◆ **WORK REQUIRED**: Output the full listing below exactly as it reads, and skip anything that is a picture.

◆ **SUPPLIED MATERIAL**:
※

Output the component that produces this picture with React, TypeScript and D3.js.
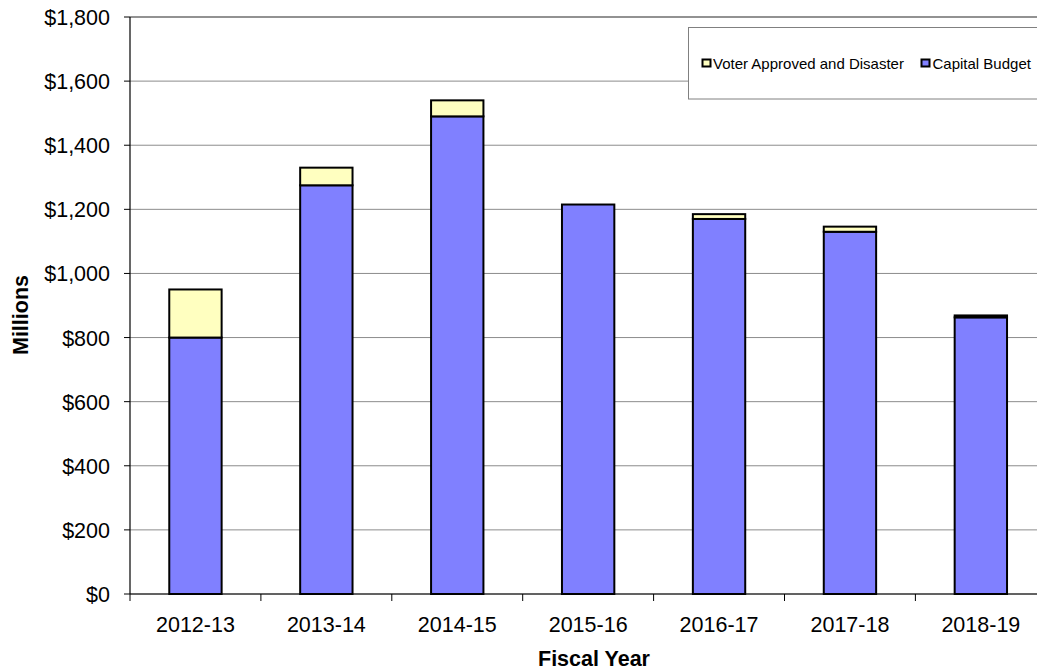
import React from "react";
import * as d3 from "d3";

const years = ["2012-13", "2013-14", "2014-15", "2015-16", "2016-17", "2017-18", "2018-19"];
const capitalBudget = [800, 1275, 1490, 1215, 1170, 1130, 863];
const voterDisaster = [150, 55, 50, 0, 15, 16, 6];
const yTicks = [0, 200, 400, 600, 800, 1000, 1200, 1400, 1600, 1800];
const seriesNames = ["Voter Approved and Disaster", "Capital Budget"];

const W = 1037;
const H = 671;
const left = 130;
const right = 1046.3;
const top = 17;
const bottom = 594;
const FONT = "'Liberation Sans', Arial, Helvetica, sans-serif";
const BLUE = "#8080FF";
const YELLOW = "#FFFFC0";

export default function App() {
  const x = d3.scaleBand<string>().domain(years).range([left, right]).paddingInner(0.6).paddingOuter(0.3);
  const xStep = d3.scaleBand<string>().domain(years).range([left, right]).padding(0);
  const y = d3.scaleLinear().domain([0, 1800]).range([bottom, top]);
  const fmt = (v: number) => "$" + d3.format(",")(v);

  const rows = years.map((yr, i) => ({ yr, cap: capitalBudget[i], vot: voterDisaster[i] }));

  return (
    <svg width={W} height={H} style={{ position: "absolute", left: 0, top: 0, background: "#fff" }} fontFamily={FONT}>
      {/* gridlines */}
      {yTicks.map((t) => (
        <line key={"g" + t} x1={left} x2={right} y1={y(t)} y2={y(t)} stroke="#8c8c8c" strokeWidth={1} />
      ))}
      {/* top plot border */}
      <line x1={left} x2={right} y1={top} y2={top} stroke="#808080" strokeWidth={1.5} />
      {/* bars */}
      {rows.map((r) => (
        <g key={r.yr}>
          <rect x={x(r.yr)} y={y(r.cap)} width={x.bandwidth()} height={y(0) - y(r.cap)} fill={BLUE} stroke="#000" strokeWidth={2} />
          {r.vot > 0 && (
            <rect x={x(r.yr)} y={y(r.cap + r.vot)} width={x.bandwidth()} height={y(r.cap) - y(r.cap + r.vot)} fill={YELLOW} stroke="#000" strokeWidth={2} />
          )}
        </g>
      ))}
      {/* axes */}
      <line x1={left} x2={left} y1={top} y2={bottom} stroke="#000" strokeWidth={1.2} />
      <line x1={left} x2={right} y1={bottom} y2={bottom} stroke="#000" strokeWidth={1.2} />
      {yTicks.map((t) => (
        <g key={"yt" + t}>
          <line x1={left - 6} x2={left} y1={y(t)} y2={y(t)} stroke="#000" strokeWidth={1} />
          <text x={110} y={y(t) + 8} textAnchor="end" fontSize={21.5} fill="#000">{fmt(t)}</text>
        </g>
      ))}
      {years.map((yr) => (
        <line key={"xt" + yr} x1={(xStep(yr) as number)} x2={(xStep(yr) as number)} y1={bottom} y2={bottom + 7} stroke="#000" strokeWidth={1} />
      ))}
      <line x1={right} x2={right} y1={bottom} y2={bottom + 7} stroke="#000" strokeWidth={1} />
      {years.map((yr) => (
        <text key={"xl" + yr} x={(x(yr) as number) + x.bandwidth() / 2} y={632} textAnchor="middle" fontSize={21.5} fill="#000">{yr}</text>
      ))}
      {/* axis titles */}
      <text x={594} y={666} textAnchor="middle" fontSize={21.5} fontWeight="bold" fill="#000">Fiscal Year</text>
      <text transform={`translate(28,315) rotate(-90)`} textAnchor="middle" fontSize={21.5} fontWeight="bold" fill="#000">Millions</text>
      {/* legend */}
      <rect x={688.5} y={27.5} width={380} height={71.5} fill="#fff" stroke="#808080" strokeWidth={1} />
      <rect x={702.5} y={59.5} width={8} height={7} fill={YELLOW} stroke="#000" strokeWidth={2} />
      <text x={713} y={68.5} fontSize={15} fill="#000">{seriesNames[0]}</text>
      <rect x={921.5} y={59.5} width={8} height={7} fill={BLUE} stroke="#000" strokeWidth={2} />
      <text x={932.5} y={68.5} fontSize={15} fill="#000">{seriesNames[1]}</text>
    </svg>
  );
}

※

◆ **CORRECT RESPONSE**:
Output the component that produces this picture with React, TypeScript and D3.js.
import React from "react";
import * as d3 from "d3";

const years = ["2012-13", "2013-14", "2014-15", "2015-16", "2016-17", "2017-18", "2018-19"];
const capitalBudget = [800, 1275, 1490, 1215, 1170, 1130, 863];
const voterDisaster = [150, 55, 50, 0, 15, 16, 6];
const yTicks = [0, 200, 400, 600, 800, 1000, 1200, 1400, 1600, 1800];
const seriesNames = ["Voter Approved and Disaster", "Capital Budget"];

const W = 1037;
const H = 671;
const left = 130;
const right = 1046.3;
const top = 17;
const bottom = 594;
const FONT = "'Liberation Sans', Arial, Helvetica, sans-serif";
const BLUE = "#8080FF";
const YELLOW = "#FFFFC0";

export default function App() {
  const x = d3.scaleBand<string>().domain(years).range([left, right]).paddingInner(0.6).paddingOuter(0.3);
  const xStep = d3.scaleBand<string>().domain(years).range([left, right]).padding(0);
  const y = d3.scaleLinear().domain([0, 1800]).range([bottom, top]);
  const fmt = (v: number) => "$" + d3.format(",")(v);

  const rows = years.map((yr, i) => ({ yr, cap: capitalBudget[i], vot: voterDisaster[i] }));

  return (
    <svg width={W} height={H} style={{ position: "absolute", left: 0, top: 0, background: "#fff" }} fontFamily={FONT}>
      {/* gridlines */}
      {yTicks.map((t) => (
        <line key={"g" + t} x1={left} x2={right} y1={y(t)} y2={y(t)} stroke="#8c8c8c" strokeWidth={1} />
      ))}
      {/* top plot border */}
      <line x1={left} x2={right} y1={top} y2={top} stroke="#808080" strokeWidth={1.5} />
      {/* bars */}
      {rows.map((r) => (
        <g key={r.yr}>
          <rect x={x(r.yr)} y={y(r.cap)} width={x.bandwidth()} height={y(0) - y(r.cap)} fill={BLUE} stroke="#000" strokeWidth={2} />
          {r.vot > 0 && (
            <rect x={x(r.yr)} y={y(r.cap + r.vot)} width={x.bandwidth()} height={y(r.cap) - y(r.cap + r.vot)} fill={YELLOW} stroke="#000" strokeWidth={2} />
          )}
        </g>
      ))}
      {/* axes */}
      <line x1={left} x2={left} y1={top} y2={bottom} stroke="#000" strokeWidth={1.2} />
      <line x1={left} x2={right} y1={bottom} y2={bottom} stroke="#000" strokeWidth={1.2} />
      {yTicks.map((t) => (
        <g key={"yt" + t}>
          <line x1={left - 6} x2={left} y1={y(t)} y2={y(t)} stroke="#000" strokeWidth={1} />
          <text x={110} y={y(t) + 8} textAnchor="end" fontSize={21.5} fill="#000">{fmt(t)}</text>
        </g>
      ))}
      {years.map((yr) => (
        <line key={"xt" + yr} x1={(xStep(yr) as number)} x2={(xStep(yr) as number)} y1={bottom} y2={bottom + 7} stroke="#000" strokeWidth={1} />
      ))}
      <line x1={right} x2={right} y1={bottom} y2={bottom + 7} stroke="#000" strokeWidth={1} />
      {years.map((yr) => (
        <text key={"xl" + yr} x={(x(yr) as number) + x.bandwidth() / 2} y={632} textAnchor="middle" fontSize={21.5} fill="#000">{yr}</text>
      ))}
      {/* axis titles */}
      <text x={594} y={666} textAnchor="middle" fontSize={21.5} fontWeight="bold" fill="#000">Fiscal Year</text>
      <text transform={`translate(28,315) rotate(-90)`} textAnchor="middle" fontSize={21.5} fontWeight="bold" fill="#000">Millions</text>
      {/* legend */}
      <rect x={688.5} y={27.5} width={380} height={71.5} fill="#fff" stroke="#808080" strokeWidth={1} />
      <rect x={702.5} y={59.5} width={8} height={7} fill={YELLOW} stroke="#000" strokeWidth={2} />
      <text x={713} y={68.5} fontSize={15} fill="#000">{seriesNames[0]}</text>
      <rect x={921.5} y={59.5} width={8} height={7} fill={BLUE} stroke="#000" strokeWidth={2} />
      <text x={932.5} y={68.5} fontSize={15} fill="#000">{seriesNames[1]}</text>
    </svg>
  );
}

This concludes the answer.